What needs to be done = Extract, in full, the lines below, beginning at the first and ending with the line that contains "var font = 'Liberation". Pictures do not belong in the copy.

————————

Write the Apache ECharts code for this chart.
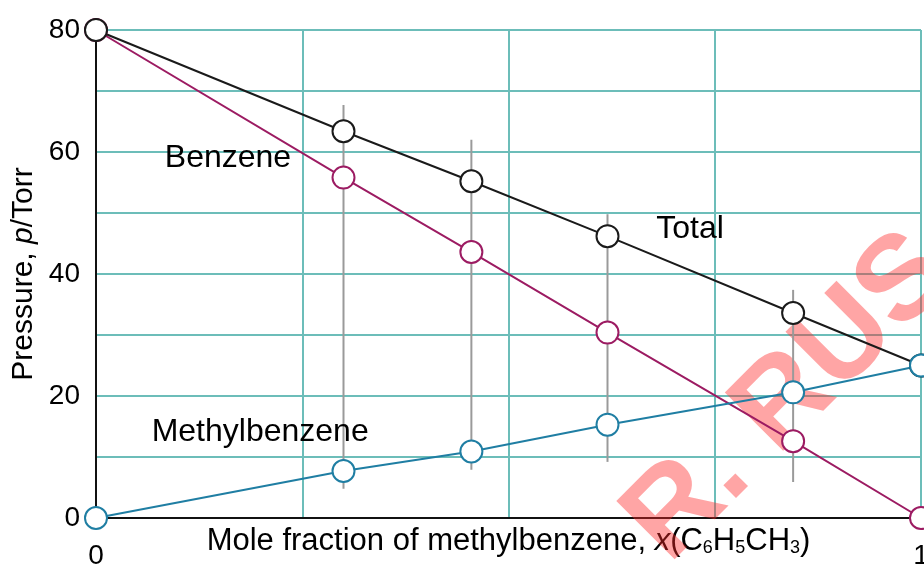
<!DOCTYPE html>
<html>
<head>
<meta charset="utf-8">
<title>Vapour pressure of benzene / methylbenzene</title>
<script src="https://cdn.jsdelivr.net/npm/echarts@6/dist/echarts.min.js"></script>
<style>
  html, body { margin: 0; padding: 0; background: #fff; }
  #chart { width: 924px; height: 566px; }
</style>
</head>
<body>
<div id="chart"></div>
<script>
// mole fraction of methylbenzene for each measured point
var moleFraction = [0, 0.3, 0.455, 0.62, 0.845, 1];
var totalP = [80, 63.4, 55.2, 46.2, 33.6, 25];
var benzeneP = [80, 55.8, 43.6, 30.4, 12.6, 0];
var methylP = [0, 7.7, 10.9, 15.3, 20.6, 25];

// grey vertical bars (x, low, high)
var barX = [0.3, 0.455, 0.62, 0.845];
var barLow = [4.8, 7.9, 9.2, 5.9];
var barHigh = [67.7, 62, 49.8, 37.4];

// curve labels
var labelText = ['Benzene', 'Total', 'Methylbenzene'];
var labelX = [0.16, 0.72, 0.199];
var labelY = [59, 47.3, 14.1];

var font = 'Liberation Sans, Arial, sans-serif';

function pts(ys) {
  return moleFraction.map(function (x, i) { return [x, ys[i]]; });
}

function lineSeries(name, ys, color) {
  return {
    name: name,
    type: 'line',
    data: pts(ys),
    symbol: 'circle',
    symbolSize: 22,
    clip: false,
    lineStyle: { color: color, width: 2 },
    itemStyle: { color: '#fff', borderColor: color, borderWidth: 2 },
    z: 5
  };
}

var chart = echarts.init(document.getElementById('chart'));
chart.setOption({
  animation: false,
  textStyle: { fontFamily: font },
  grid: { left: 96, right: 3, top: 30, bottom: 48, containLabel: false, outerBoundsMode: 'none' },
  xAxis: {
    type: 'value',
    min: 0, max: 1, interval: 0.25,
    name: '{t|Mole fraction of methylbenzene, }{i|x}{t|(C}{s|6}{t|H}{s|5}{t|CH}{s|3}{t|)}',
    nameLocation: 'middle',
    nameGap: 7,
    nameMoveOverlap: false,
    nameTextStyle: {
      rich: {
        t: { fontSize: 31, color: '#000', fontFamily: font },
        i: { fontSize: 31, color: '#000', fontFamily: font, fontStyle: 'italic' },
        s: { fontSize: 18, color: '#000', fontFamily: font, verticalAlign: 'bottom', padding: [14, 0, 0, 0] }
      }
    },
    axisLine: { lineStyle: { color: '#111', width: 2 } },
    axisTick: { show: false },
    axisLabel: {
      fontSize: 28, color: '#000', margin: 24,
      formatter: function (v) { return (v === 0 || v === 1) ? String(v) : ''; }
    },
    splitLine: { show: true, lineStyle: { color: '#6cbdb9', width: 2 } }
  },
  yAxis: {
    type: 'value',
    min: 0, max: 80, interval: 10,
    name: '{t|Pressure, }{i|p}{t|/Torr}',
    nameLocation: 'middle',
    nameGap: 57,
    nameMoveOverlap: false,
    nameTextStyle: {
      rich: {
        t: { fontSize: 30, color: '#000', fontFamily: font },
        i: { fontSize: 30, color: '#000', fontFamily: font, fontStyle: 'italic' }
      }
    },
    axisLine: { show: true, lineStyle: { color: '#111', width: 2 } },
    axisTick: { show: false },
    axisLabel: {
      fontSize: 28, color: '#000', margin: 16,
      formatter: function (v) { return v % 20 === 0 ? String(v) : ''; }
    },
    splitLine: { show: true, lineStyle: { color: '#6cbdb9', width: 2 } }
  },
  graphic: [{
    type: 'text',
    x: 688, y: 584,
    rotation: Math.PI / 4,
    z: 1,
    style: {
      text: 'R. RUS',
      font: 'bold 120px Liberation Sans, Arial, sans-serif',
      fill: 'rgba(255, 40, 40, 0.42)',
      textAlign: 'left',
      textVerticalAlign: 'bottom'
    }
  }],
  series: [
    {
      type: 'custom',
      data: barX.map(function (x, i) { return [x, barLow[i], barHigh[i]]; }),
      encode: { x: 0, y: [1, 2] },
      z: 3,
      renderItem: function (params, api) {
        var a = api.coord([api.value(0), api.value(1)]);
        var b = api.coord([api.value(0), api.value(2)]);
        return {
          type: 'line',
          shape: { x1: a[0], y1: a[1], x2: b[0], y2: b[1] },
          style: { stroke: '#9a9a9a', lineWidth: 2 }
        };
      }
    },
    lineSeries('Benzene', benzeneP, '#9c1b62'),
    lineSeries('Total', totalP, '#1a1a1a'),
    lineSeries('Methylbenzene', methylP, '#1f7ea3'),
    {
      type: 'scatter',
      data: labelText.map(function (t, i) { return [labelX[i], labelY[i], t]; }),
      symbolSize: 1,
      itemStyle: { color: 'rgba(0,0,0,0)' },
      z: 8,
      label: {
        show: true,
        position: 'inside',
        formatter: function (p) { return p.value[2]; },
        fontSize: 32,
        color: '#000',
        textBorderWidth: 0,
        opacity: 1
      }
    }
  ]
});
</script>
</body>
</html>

————————

The reply =
Write the Apache ECharts code for this chart.
<!DOCTYPE html>
<html>
<head>
<meta charset="utf-8">
<title>Vapour pressure of benzene / methylbenzene</title>
<script src="https://cdn.jsdelivr.net/npm/echarts@6/dist/echarts.min.js"></script>
<style>
  html, body { margin: 0; padding: 0; background: #fff; }
  #chart { width: 924px; height: 566px; }
</style>
</head>
<body>
<div id="chart"></div>
<script>
// mole fraction of methylbenzene for each measured point
var moleFraction = [0, 0.3, 0.455, 0.62, 0.845, 1];
var totalP = [80, 63.4, 55.2, 46.2, 33.6, 25];
var benzeneP = [80, 55.8, 43.6, 30.4, 12.6, 0];
var methylP = [0, 7.7, 10.9, 15.3, 20.6, 25];

// grey vertical bars (x, low, high)
var barX = [0.3, 0.455, 0.62, 0.845];
var barLow = [4.8, 7.9, 9.2, 5.9];
var barHigh = [67.7, 62, 49.8, 37.4];

// curve labels
var labelText = ['Benzene', 'Total', 'Methylbenzene'];
var labelX = [0.16, 0.72, 0.199];
var labelY = [59, 47.3, 14.1];

var font = 'Liberation Sans, Arial, sans-serif';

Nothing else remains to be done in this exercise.